Where do you find the people this versatile? According to DJ Patil, chief scientist at LinkedIn (@dpatil), the best data scientists tend to be "hard scientists," particularly physicists, rather than computer science majors. Physicists have a strong mathematical background, computing skills, and come from a discipline in which survival depends on getting the most from the data. They have to think about the big picture, the big problem. When you've just spent a lot of grant money generating data, you can't just throw the data out if it isn't as clean as you'd like. You have to make it tell its story. You need some creativity for when the story the data is telling isn't what you think it's telling.

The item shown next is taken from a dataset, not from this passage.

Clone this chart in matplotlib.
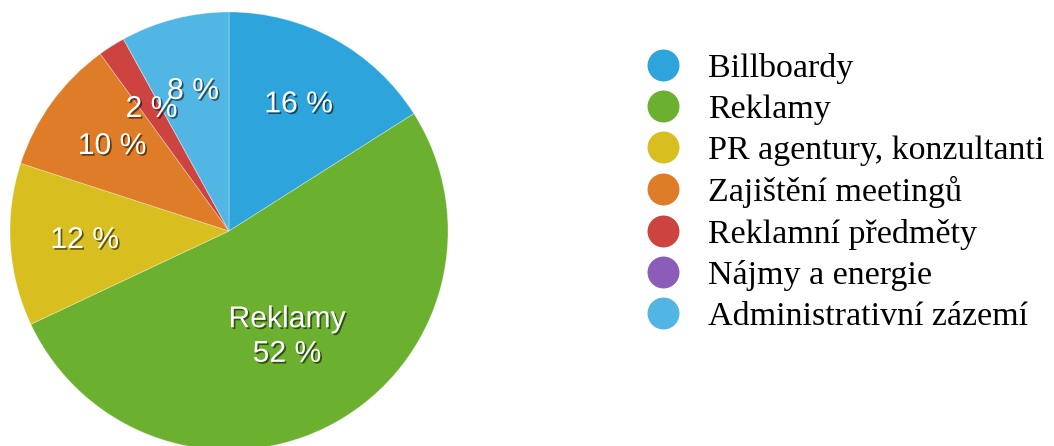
import matplotlib.pyplot as plt
import matplotlib.patheffects as pe
from matplotlib.lines import Line2D
import numpy as np

categories = ['Billboardy', 'Reklamy', 'PR agentury, konzultanti', 'Zajištění meetingů',
              'Reklamní předměty', 'Nájmy a energie', 'Administrativní zázemí']
values = [16, 52, 12, 10, 2, 0, 8]
colors = ['#2DA5DC', '#6BB02F', '#D8BE1F', '#DE7C27', '#CD4340', '#8B5DB9', '#52B6E4']

W, H = 1054, 446
fig = plt.figure(figsize=(W / 100, H / 100), dpi=100)
ax = fig.add_axes([0, 0, 1, 1])

shadow = [pe.withSimplePatchShadow(offset=(1.2, -1.2), shadow_rgbFace='black', alpha=0.55)]


def pct(p):
    return '' if p < 0.5 else f'{p:.0f} %'


wedges, texts, autotexts = ax.pie(values, colors=colors, startangle=90, counterclock=False,
                                  center=(229, 215), radius=219, autopct=pct, pctdistance=0.66,
                                  wedgeprops=dict(edgecolor=(1, 1, 1, 0.35), linewidth=0.6),
                                  textprops=dict(color='white', fontsize=21.7,
                                                 family='Liberation Sans'))
for t in autotexts:
    t.set_path_effects(shadow)

# big slice: category name plus value, closer to the centre
w = wedges[1]
mid = np.deg2rad((w.theta1 + w.theta2) / 2)
autotexts[1].set_text(f'{categories[1]}\n{values[1]} %')
autotexts[1].set_position((229 + 0.55 * 219 * np.cos(mid), 215 + 0.55 * 219 * np.sin(mid)))
autotexts[1].set_linespacing(1.3)

ax.set_xlim(0, W)
ax.set_ylim(0, H)
ax.set_aspect('auto')
ax.axis('off')

handles = [Line2D([], [], marker='o', linestyle='', markersize=23, markerfacecolor=c,
                  markeredgecolor='none') for c in colors]
ax.legend(handles, categories, loc='upper left', bbox_to_anchor=(646 / W, 1 - 53 / H),
          bbox_transform=fig.transFigure, frameon=False, borderpad=0, borderaxespad=0,
          handlelength=1.0, handletextpad=0.82, labelspacing=0.30,
          prop=dict(family='Liberation Serif', size=24.5))

fig.savefig('out.png', dpi=100)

... Entrepreneurship is another piece of the puzzle. Patil's first flippant answer to "what kind of person are you looking for when you hire a data scientist?" was "someone you would start a company with." That's an important insight: we're entering the era of products that are built on data. We don't yet know what those products are, but we do know that the winners will be the people, and the companies, that find those products. Hilary Mason came to the same conclusion. Her job as scientist at bit.ly is really to investigate the data that bit.ly is generating, and find out how to build interesting products from it. No one in the nascent data industry is trying to build the 2012 Nissan Stanza or Office 2015; they're all trying to find new products. In addition to being physicists, mathematicians, programmers, and artists, they're entrepreneurs.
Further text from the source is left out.